» **The exercise**: Starting at the first line of the listing below, retype each line up to and including the one that contains "215.6, 220.9, 234];". Leave pictures out.

----------

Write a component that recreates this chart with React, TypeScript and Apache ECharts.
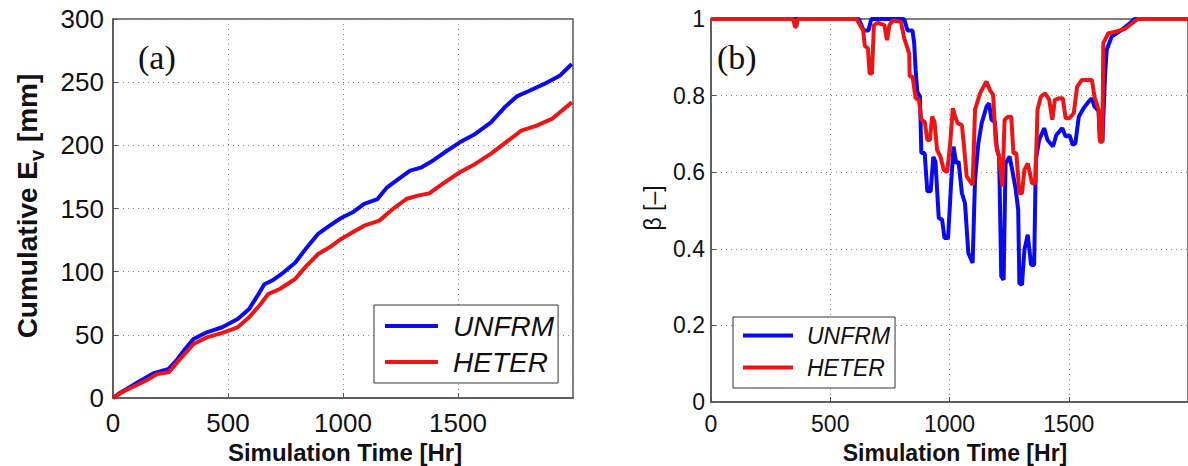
import React, { useEffect, useRef } from "react";
import * as echarts from "echarts";

const FONT = "'Liberation Sans', Arial, Helvetica, sans-serif";
const SERIF = "'Liberation Serif', 'Times New Roman', serif";
const BLUE = "#0a0af0";
const RED = "#ec1414";

// Panel (a): cumulative Ev [mm] vs simulation time [Hr]
const tUnfrmA = [0, 30, 58, 108, 175, 242, 275, 308, 350, 408, 475, 542, 592, 625, 658, 692, 742, 792, 842, 892, 942, 992, 1042, 1092, 1150, 1192, 1242, 1292, 1342, 1392, 1442, 1508, 1575, 1642, 1708, 1758, 1808, 1875, 1942, 1995];
const evUnfrm = [0, 4, 7, 12.4, 19.5, 23, 29.5, 37.5, 46.7, 52, 56, 62.5, 70.5, 80, 90, 93, 99.5, 107, 119, 130, 136.5, 142.5, 147, 153.6, 157.5, 166.8, 173.4, 180, 182.6, 188, 194.5, 202.4, 209, 218, 231, 239, 243, 248.6, 255, 264.4];
const tHeterA = [0, 30, 58, 142, 192, 242, 292, 350, 408, 475, 542, 592, 642, 675, 725, 792, 842, 892, 942, 992, 1042, 1092, 1158, 1208, 1275, 1325, 1375, 1442, 1508, 1575, 1642, 1708, 1775, 1842, 1908, 1995];
const evHeter = [0, 3.5, 6.3, 13.7, 19, 20.3, 31, 42.7, 48, 51.5, 56, 63.9, 74.4, 82.3, 86.3, 94.2, 104.8, 114, 119.3, 125.9, 131.2, 136.4, 140.4, 148.3, 157.5, 160.2, 162, 170.7, 178.7, 185.3, 193.2, 202.4, 211.6, 215.6, 220.9, 234];

// Panel (b): beta [-] vs simulation time [Hr]
const tUnfrmB = [0, 620, 630, 640, 660, 672, 810, 824, 845, 852, 858, 865, 876, 882, 896, 907, 921, 932, 941, 955, 969, 979, 994, 1006, 1017, 1028, 1038, 1052, 1065, 1079, 1097, 1107, 1121, 1135, 1155, 1166, 1176, 1190, 1199, 1208, 1217, 1227, 1235, 1252, 1263, 1277, 1288, 1293, 1304, 1314, 1328, 1342, 1355, 1362, 1376, 1397, 1411, 1434, 1448, 1473, 1487, 1503, 1517, 1528, 1542, 1562, 1583, 1597, 1608, 1625, 1631, 1641, 1652, 1659, 1680, 1721, 1756, 1776, 2000];
const betaUnfrm = [1, 1, 0.985, 0.97, 0.97, 1, 1, 0.97, 0.97, 0.936, 0.867, 0.81, 0.797, 0.65, 0.65, 0.55, 0.55, 0.64, 0.628, 0.48, 0.476, 0.428, 0.428, 0.563, 0.667, 0.623, 0.628, 0.545, 0.519, 0.389, 0.363, 0.58, 0.676, 0.728, 0.771, 0.78, 0.737, 0.732, 0.658, 0.641, 0.328, 0.319, 0.623, 0.641, 0.606, 0.558, 0.502, 0.31, 0.306, 0.397, 0.437, 0.358, 0.358, 0.632, 0.684, 0.715, 0.684, 0.667, 0.697, 0.715, 0.693, 0.697, 0.671, 0.676, 0.745, 0.767, 0.784, 0.793, 0.771, 0.76, 0.68, 0.68, 0.85, 0.919, 0.954, 0.971, 0.989, 1, 1];
const tHeterB = [0, 345, 352, 358, 364, 612, 617, 638, 645, 658, 665, 675, 683, 700, 727, 738, 748, 762, 796, 810, 831, 833, 845, 858, 872, 882, 896, 907, 918, 927, 937, 948, 962, 976, 990, 1003, 1014, 1024, 1034, 1052, 1061, 1072, 1097, 1107, 1128, 1155, 1169, 1183, 1194, 1208, 1222, 1231, 1245, 1259, 1268, 1280, 1293, 1304, 1314, 1328, 1346, 1360, 1369, 1383, 1401, 1418, 1431, 1442, 1459, 1475, 1487, 1503, 1521, 1535, 1555, 1597, 1608, 1625, 1631, 1641, 1645, 1666, 1693, 1735, 1762, 1790, 2000];
const betaHeter = [1, 1, 0.98, 0.98, 1, 1, 0.993, 0.97, 0.93, 0.923, 0.858, 0.858, 0.984, 0.99, 0.984, 0.945, 0.984, 0.996, 0.993, 0.95, 0.91, 0.85, 0.85, 0.793, 0.789, 0.737, 0.732, 0.684, 0.684, 0.745, 0.732, 0.658, 0.641, 0.606, 0.6, 0.676, 0.767, 0.745, 0.728, 0.723, 0.667, 0.589, 0.567, 0.763, 0.806, 0.837, 0.815, 0.802, 0.676, 0.641, 0.563, 0.737, 0.745, 0.745, 0.65, 0.65, 0.545, 0.545, 0.606, 0.623, 0.571, 0.571, 0.763, 0.797, 0.806, 0.789, 0.737, 0.789, 0.793, 0.793, 0.741, 0.741, 0.754, 0.823, 0.841, 0.841, 0.797, 0.763, 0.68, 0.68, 0.937, 0.963, 0.966, 0.974, 0.987, 1, 1];

const seriesNames = ["UNFRM", "HETER"];

const zip = (xs: number[], ys: number[]) => xs.map((x, i) => [x, ys[i]]);
const plain = (v: number) => String(v);

function xAxisFor(gridIndex: number, fontSize: number, margin: number) {
  return {
    type: "value",
    gridIndex,
    min: 0,
    max: 2000,
    interval: 500,
    axisLine: { show: true, onZero: false, lineStyle: { color: "#555", width: 1.5 } },
    axisTick: { show: true, inside: true, length: 5, lineStyle: { color: "#555" } },
    axisLabel: { fontSize, color: "#111", margin, showMaxLabel: false, fontFamily: FONT, formatter: plain },
    splitLine: { show: true, lineStyle: { type: [1, 4], color: "#8a8a8a", width: 1 } },
  };
}

function yAxisFor(gridIndex: number, max: number, interval: number, fontSize: number, margin: number) {
  return {
    type: "value",
    gridIndex,
    min: 0,
    max,
    interval,
    axisLine: { show: true, onZero: false, lineStyle: { color: "#555", width: 1.5 } },
    axisTick: { show: true, inside: true, length: 5, lineStyle: { color: "#555" } },
    axisLabel: { fontSize, color: "#111", margin, fontFamily: FONT, formatter: plain },
    splitLine: { show: true, lineStyle: { type: [1, 4], color: "#8a8a8a", width: 1 } },
  };
}

function lineSeries(name: string, color: string, x: number, data: number[][]) {
  return {
    type: "line",
    name,
    xAxisIndex: x,
    yAxisIndex: x,
    data,
    showSymbol: false,
    symbol: "none",
    color,
    lineStyle: { color, width: 4 },
    clip: false,
  };
}

export default function App() {
  const ref = useRef<HTMLDivElement>(null);
  useEffect(() => {
    if (!ref.current) return;
    const chart = echarts.init(ref.current, undefined, { renderer: "svg" });
    chart.setOption({
      animation: false,
      backgroundColor: "#ffffff",
      grid: [
        { left: 113, top: 19, width: 460, height: 379, show: true, borderColor: "#555", borderWidth: 1.5, backgroundColor: "transparent" },
        { left: 711, top: 19, width: 483, height: 383, show: true, borderColor: "#555", borderWidth: 1.5, backgroundColor: "transparent" },
      ],
      xAxis: [xAxisFor(0, 26, 12), xAxisFor(1, 23, 10)],
      yAxis: [yAxisFor(0, 300, 50, 26, 9), yAxisFor(1, 1, 0.2, 23, 6)],
      legend: [
        {
          data: seriesNames,
          orient: "vertical",
          left: 374,
          top: 305,
          padding: [6, 4, 6, 11],
          itemGap: 6,
          itemWidth: 53,
          itemHeight: 4,
          icon: "rect",
          selectedMode: false,
          borderColor: "#333",
          borderWidth: 1,
          backgroundColor: "#fff",
          textStyle: { fontSize: 28, lineHeight: 30, fontStyle: "italic", color: "#111", fontFamily: FONT, padding: [0, 0, 0, 10] },
        },
        {
          data: seriesNames,
          orient: "vertical",
          left: 733,
          top: 317,
          padding: [6, 5, 8, 10],
          itemGap: 7,
          itemWidth: 50,
          itemHeight: 4,
          icon: "rect",
          selectedMode: false,
          borderColor: "#333",
          borderWidth: 1,
          backgroundColor: "#fff",
          textStyle: { fontSize: 23, lineHeight: 25, fontStyle: "italic", color: "#111", fontFamily: FONT, padding: [0, 0, 0, 9] },
        },
      ],
      series: [
        lineSeries(seriesNames[0], BLUE, 0, zip(tUnfrmA, evUnfrm)),
        lineSeries(seriesNames[1], RED, 0, zip(tHeterA, evHeter)),
        lineSeries(seriesNames[0], BLUE, 1, zip(tUnfrmB, betaUnfrm)),
        lineSeries(seriesNames[1], RED, 1, zip(tHeterB, betaHeter)),
      ],
      graphic: [
        { type: "text", x: 138, y: 57, style: { text: "(a)", font: `34px ${SERIF}`, fill: "#111", textAlign: "left", textVerticalAlign: "middle" } },
        { type: "text", x: 717, y: 57, style: { text: "(b)", font: `34px ${SERIF}`, fill: "#111", textAlign: "left", textVerticalAlign: "middle" } },
        {
          type: "text",
          x: 27,
          y: 206,
          rotation: Math.PI / 2,
          style: {
            text: "{m|Cumulative E}{s|v}{m| [mm]}",
            align: "center",
            verticalAlign: "middle",
            rich: {
              m: { fontSize: 28, fontWeight: "bold", fontFamily: FONT, fill: "#111", lineHeight: 28 },
              s: { fontSize: 20, fontWeight: "bold", fontFamily: FONT, fill: "#111", lineHeight: 20, padding: [20, 0, 0, 0] },
            },
          },
        },
        { type: "text", x: 345, y: 452, style: { text: "Simulation Time [Hr]", font: `bold 24px ${FONT}`, fill: "#111", textAlign: "center", textVerticalAlign: "middle" } },
        { type: "text", x: 955, y: 453, style: { text: "Simulation Time [Hr]", font: `bold 23px ${FONT}`, fill: "#111", textAlign: "center", textVerticalAlign: "middle" } },
        { type: "text", x: 653, y: 208, rotation: Math.PI / 2, style: { text: "β [–]", font: `23px ${FONT}`, fill: "#111", textAlign: "center", textVerticalAlign: "middle" } },
      ],
    });
    return () => chart.dispose();
  }, []);
  return <div ref={ref} style={{ position: "absolute", left: 0, top: 0, width: 1188, height: 466 }} />;
}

----------

» **Answer to the task**:
Write a component that recreates this chart with React, TypeScript and Apache ECharts.
import React, { useEffect, useRef } from "react";
import * as echarts from "echarts";

const FONT = "'Liberation Sans', Arial, Helvetica, sans-serif";
const SERIF = "'Liberation Serif', 'Times New Roman', serif";
const BLUE = "#0a0af0";
const RED = "#ec1414";

// Panel (a): cumulative Ev [mm] vs simulation time [Hr]
const tUnfrmA = [0, 30, 58, 108, 175, 242, 275, 308, 350, 408, 475, 542, 592, 625, 658, 692, 742, 792, 842, 892, 942, 992, 1042, 1092, 1150, 1192, 1242, 1292, 1342, 1392, 1442, 1508, 1575, 1642, 1708, 1758, 1808, 1875, 1942, 1995];
const evUnfrm = [0, 4, 7, 12.4, 19.5, 23, 29.5, 37.5, 46.7, 52, 56, 62.5, 70.5, 80, 90, 93, 99.5, 107, 119, 130, 136.5, 142.5, 147, 153.6, 157.5, 166.8, 173.4, 180, 182.6, 188, 194.5, 202.4, 209, 218, 231, 239, 243, 248.6, 255, 264.4];
const tHeterA = [0, 30, 58, 142, 192, 242, 292, 350, 408, 475, 542, 592, 642, 675, 725, 792, 842, 892, 942, 992, 1042, 1092, 1158, 1208, 1275, 1325, 1375, 1442, 1508, 1575, 1642, 1708, 1775, 1842, 1908, 1995];
const evHeter = [0, 3.5, 6.3, 13.7, 19, 20.3, 31, 42.7, 48, 51.5, 56, 63.9, 74.4, 82.3, 86.3, 94.2, 104.8, 114, 119.3, 125.9, 131.2, 136.4, 140.4, 148.3, 157.5, 160.2, 162, 170.7, 178.7, 185.3, 193.2, 202.4, 211.6, 215.6, 220.9, 234];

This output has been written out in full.